En mi artículo de la semana pasada abordé el supuesto del pensamiento político que de la mano de El príncipe, de Nicolás Maquiavelo, se fija como objetivo supremo de la acción política la perpetuación personal del gobernante en el poder.
En dicho artículo señalé que la vocación de permanencia en el poder –durante períodos largos o consecutivos- es indisoluble del autoritarismo, porque para lograr su objetivo el gobernante requiere de la implementación de mecanismos anti-democráticos o de constreñimientos a los espacios del debate público.
La ancestral pobreza que excluye socialmente a la mayoría de las poblaciones latinoamericanas contribuye a crear situaciones de indefensión que son aprovechadas por los gobernantes para establecer relaciones de compromiso y de subordinación, provocar el envilecimiento personal del subordinado, la alienación de las mentes y el constreñimiento de las voluntades.
Se suma a esto que en la mayoría de los países latinoamericanos, las décadas de gobiernos autoritarios impiden el funcionamiento autónomo de las instituciones, así también como la consolidación de un marco legal y una cultura de pensamiento crítico necesarios para el desarrollo de una sociedad democrática.
La debilidad institucional y la ausencia de una cultura crítica dificultan el establecimiento de reglas transparentes y sostenibles. Así, las leyes, las instituciones y los discursos se subordinan al poder del “jefe” y quienes se oponen al mismo van interiorizando que el único mecanismo para transformar el estado de cosas es mediante la instauración de un “régimen popular de fuerza”, gobernado por un caudillo.
No es pues, anómalo, la frecuencia con que personas de sensibilidad social proporcionan su apoyo moral a líderes “redentores” o “mesías políticos”. Se olvida que los proyectos de desarrollo sostenible requieren del empoderamiento ciudadano para la creación de la riqueza y para la constitución de espacios de discusión crítica. El caudillo fracasa en la primera tarea, porque concentra el resultado de la producción económica y la distribuye a su capricho, como dádiva, premio político o criterio populista, sin hacer consciente al ciudadano de la necesidad de convertirse en sujeto autónomo de la producción económica, a fin de encauzar un modelo de desarrollo sostenible.
En la segunda tarea, el caudillo también fracasa, porque clausura los espacios de discusión a los que teme como posibles mecanismos de socavamiento político.
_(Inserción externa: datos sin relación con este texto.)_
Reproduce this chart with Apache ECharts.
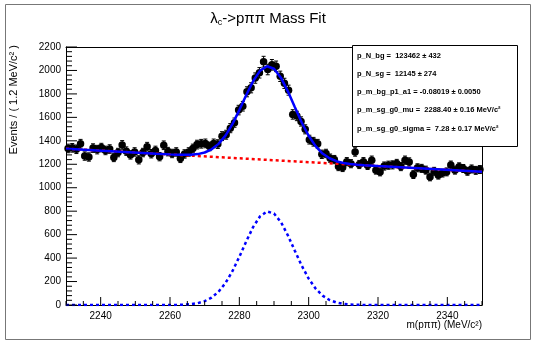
<!DOCTYPE html>
<html><head><meta charset="utf-8">
<script src="https://cdn.jsdelivr.net/npm/echarts@6/dist/echarts.min.js"></script>
<style>html,body{margin:0;padding:0;background:#fff}#c{width:536px;height:343px}</style>
</head><body><div id="c"></div>
<script>
// bin centres (MeV/c^2), 1.2 MeV bins
const binCenters = [2230.6,2231.8,2233.0,2234.2,2235.4,2236.6,2237.8,2239.0,2240.2,2241.4,2242.6,2243.8,2245.0,2246.2,2247.4,2248.6,2249.8,2251.0,2252.2,2253.4,2254.6,2255.8,2257.0,2258.2,2259.4,2260.6,2261.8,2263.0,2264.2,2265.4,2266.6,2267.8,2269.0,2270.2,2271.4,2272.6,2273.8,2275.0,2276.2,2277.4,2278.6,2279.8,2281.0,2282.2,2283.4,2284.6,2285.8,2287.0,2288.2,2289.4,2290.6,2291.8,2293.0,2294.2,2295.4,2296.6,2297.8,2299.0,2300.2,2301.4,2302.6,2303.8,2305.0,2306.2,2307.4,2308.6,2309.8,2311.0,2312.2,2313.4,2314.6,2315.8,2317.0,2318.2,2319.4,2320.6,2321.8,2323.0,2324.2,2325.4,2326.6,2327.8,2329.0,2330.2,2331.4,2332.6,2333.8,2335.0,2336.2,2337.4,2338.6,2339.8,2341.0,2342.2,2343.4,2344.6,2345.8,2347.0,2348.2,2349.4];
// events per bin
const counts = [1335,1340,1328,1375,1270,1262,1338,1325,1342,1318,1330,1258,1300,1365,1312,1280,1305,1238,1300,1350,1290,1318,1265,1362,1308,1292,1305,1250,1288,1305,1335,1368,1375,1378,1352,1378,1372,1440,1452,1508,1555,1662,1695,1818,1852,1935,1980,2075,2008,2048,2035,1950,1890,1832,1625,1612,1565,1498,1410,1392,1375,1285,1292,1252,1240,1180,1172,1222,1205,1305,1198,1222,1190,1235,1150,1135,1185,1192,1195,1207,1180,1235,1220,1112,1170,1165,1150,1092,1140,1107,1125,1135,1193,1150,1178,1164,1140,1160,1148,1155];
// fit curves sampled along the mass axis
const curveX = [2230,2256,2260,2262,2264,2266,2268,2270,2272,2274,2276,2278,2280,2282,2284,2286,2288,2290,2292,2294,2296,2298,2300,2302,2304,2306,2308,2310,2312,2314,2316,2320,2350];
const totalY = [1333.4,1290.6,1284.4,1281.8,1280.3,1281.1,1286.7,1300.4,1327.5,1374.0,1444.7,1542.4,1662.1,1790.8,1910.5,1998.2,2035.9,2014.6,1938.3,1822.0,1687.7,1556.4,1443.2,1354.9,1291.6,1251.3,1226.3,1211.5,1202.6,1196.7,1192.4,1185.3,1135.8];
const signalY = [0,0,0.4,1.1,2.9,7.0,15.8,32.8,63.2,113,187,288,411,543,666,757,798,780,707,594,463,335,225,140,80,43,21.3,9.8,4.2,1.6,0.6,0,0];
const bgX = [2230,2350];
const bgY = [1333.4,1135.8];
// axis tick labels and tick marks
const xTickLabels = [2240,2260,2280,2300,2320,2340];
const xMinorTicks = [2230,2235,2245,2250,2255,2265,2270,2275,2285,2290,2295,2305,2310,2315,2325,2330,2335,2345,2350];
const yTickLabels = [0,200,400,600,800,1000,1200,1400,1600,1800,2000,2200];
const yMinorTicks = [40,80,120,160,240,280,320,360,440,480,520,560,640,680,720,760,840,880,920,960,1040,1080,1120,1160,1240,1280,1320,1360,1440,1480,1520,1560,1640,1680,1720,1760,1840,1880,1920,1960,2040,2080,2120,2160];
// fit parameter box
const paramLines = [
  'p_N_bg =  123462 ± 432',
  'p_N_sg =  12145 ± 274',
  'p_m_bg_p1_a1 = -0.08019 ± 0.0050',
  'p_m_sg_g0_mu =  2288.40 ± 0.16 MeV/c²',
  'p_m_sg_g0_sigma =  7.28 ± 0.17 MeV/c²'
];

const FONT = '"Liberation Sans", Arial, Helvetica, sans-serif';
const chart = echarts.init(document.getElementById('c'), null, {renderer:'canvas'});

const pts = binCenters.map((x,i)=>[x, counts[i], Math.sqrt(counts[i])]);
const zip = (xs,ys)=>xs.map((x,i)=>[x,ys[i]]);

const paramTexts = paramLines.map((t,i)=>({
  type:'text', left:357, top:51.5 + i*18.3, z:21,
  style:{text:t, font:'bold 7.5px '+FONT, fill:'#000'}
}));

const blackLine = {show:true, onZero:false, lineStyle:{color:'#000', width:1}};

const staticGraphic = [
  {type:'rect', shape:{x:5.5,y:4.5,width:525,height:335}, style:{fill:'none', stroke:'#777', lineWidth:1}, z:-1},
  {type:'text', left:'center', top:11, z:10,
    style:{rich:{a:{fontSize:15, fontFamily:FONT, fill:'#000'}, s:{fontSize:9, fontFamily:FONT, fill:'#000', padding:[9,0,0,0]}},
      text:'{a|λ}{s|c}{a|->pππ Mass Fit}'}},
  {type:'text', x:14, y:45, rotation:Math.PI/2, z:10,
    style:{text:'Events / ( 1.2 MeV/c² )', font:'11px '+FONT, fill:'#000', align:'right', verticalAlign:'middle'}},
  {type:'text', right:54, top:320, z:10,
    style:{text:'m(pππ) (MeV/c²)', font:'10px '+FONT, fill:'#000'}},
  {type:'rect', shape:{x:352.5,y:45.5,width:165,height:101}, style:{fill:'#fff', stroke:'#000', lineWidth:1}, z:20},
  ...paramTexts
];

chart.setOption({
  animation:false,
  backgroundColor:'#fff',
  grid:{left:66, right:54, top:47, bottom:38, show:false, containLabel:false},
  xAxis:[{
    type:'value', min:2230, max:2350, interval:10, position:'bottom',
    axisLine:blackLine, axisTick:{show:false},
    axisLabel:{show:true, customValues:xTickLabels, color:'#000', fontSize:10, fontFamily:FONT, margin:6,
      formatter:v=>String(v)},
    splitLine:{show:false}
  },{
    type:'value', min:2230, max:2350, interval:10, position:'top', offset:0,
    axisLine:blackLine, axisTick:{show:false}, axisLabel:{show:false}, splitLine:{show:false}
  }],
  yAxis:[{
    type:'value', min:0, max:2200, interval:200, position:'left',
    axisLine:blackLine, axisTick:{show:false},
    axisLabel:{color:'#000', fontSize:10, fontFamily:FONT, margin:5,
      formatter:v=>yTickLabels.includes(v)?String(v):''},
    splitLine:{show:false}
  },{
    type:'value', min:0, max:2200, interval:200, position:'right', offset:0,
    axisLine:blackLine, axisTick:{show:false}, axisLabel:{show:false}, splitLine:{show:false}
  }],
  series:[
    {
      type:'custom', xAxisIndex:0, yAxisIndex:0, z:3,
      data:pts,
      renderItem:(params, api)=>{
        const x=api.value(0), y=api.value(1), e=api.value(2);
        const lo=api.coord([x,y-e]), hi=api.coord([x,y+e]);
        const st={stroke:'#000', lineWidth:1};
        return {type:'group', children:[
          {type:'line', shape:{x1:lo[0],y1:lo[1],x2:hi[0],y2:hi[1]}, style:st},
          {type:'line', shape:{x1:lo[0]-2,y1:lo[1],x2:lo[0]+2,y2:lo[1]}, style:st},
          {type:'line', shape:{x1:hi[0]-2,y1:hi[1],x2:hi[0]+2,y2:hi[1]}, style:st}
        ]};
      }
    },
    {
      type:'scatter', xAxisIndex:0, yAxisIndex:0, z:4, symbol:'circle', symbolSize:7.5,
      itemStyle:{color:'#000', opacity:1}, data:zip(binCenters,counts)
    },
    {
      type:'line', xAxisIndex:0, yAxisIndex:0, z:5, showSymbol:false, symbol:'none',
      data:zip(bgX,bgY),
      lineStyle:{color:'#ff0000', width:2.5, type:[3,3]}
    },
    {
      type:'line', xAxisIndex:0, yAxisIndex:0, z:6, showSymbol:false, symbol:'none',
      data:zip(curveX,signalY),
      lineStyle:{color:'#0000ff', width:2.5, type:[3,3]}
    },
    {
      type:'line', xAxisIndex:0, yAxisIndex:0, z:7, showSymbol:false, symbol:'none',
      data:zip(curveX,totalY),
      lineStyle:{color:'#0000ff', width:2.5}
    }
  ],
  graphic:staticGraphic
});

// tick marks positioned through the chart's own axis scales
const tickEls = [];
const addX = (v,len)=>{
  const p = chart.convertToPixel({gridIndex:0}, [v, 0]);
  tickEls.push({type:'line', z:30, shape:{x1:p[0],y1:p[1],x2:p[0],y2:p[1]-len}, style:{stroke:'#000', lineWidth:1}});
};
const addY = (v,len)=>{
  const p = chart.convertToPixel({gridIndex:0}, [2230, v]);
  tickEls.push({type:'line', z:30, shape:{x1:p[0],y1:p[1],x2:p[0]+len,y2:p[1]}, style:{stroke:'#000', lineWidth:1}});
};
xTickLabels.forEach(v=>addX(v,8));
xMinorTicks.forEach(v=>addX(v,4));
yTickLabels.forEach(v=>addY(v,11));
yMinorTicks.forEach(v=>addY(v,6));
chart.setOption({graphic: staticGraphic.concat(tickEls)}, {replaceMerge:['graphic']});
</script></body></html>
De ahí que desarrolla una “paranoia política” donde cualquier crítica es insurrección, todo proyecto político alternativo es traición a la patria y sus rivales políticos son vistos como antisociales que deben ser marginados, perseguidos o exterminados.
Así, desde los tiranos opresores hasta los caudillos populistas, un signo distintivo de la espiritualidad latinoamericana ha sido el imaginario del líder político como demiurgo redentor encarnado, o en las palabras de Octavio Paz: “una especie de Dios trascendente que desciende para hacerse proceso histórico”.
Durante un período relativamente corto de nuestra reciente historia parecía que este imaginario estaba condenado a desaparecer. No obstante, en los últimos años, la aspiración libertaria de nuestro continente vuelve a ser encauzada por nuevos proyectos mesiánicos.
Uno de ellos se ha erigido bajo la bandera de Simón Bolívar. Paradójico, pues fue él mismo quien expresó hace casi doscientos años: “Nada es tan peligroso como dejar permanecer largo tiempo a un mismo ciudadano en el Poder. El pueblo se acostumbra a obedecerle y él a mandarlo, de donde se originan la usurpación y la tiranía”.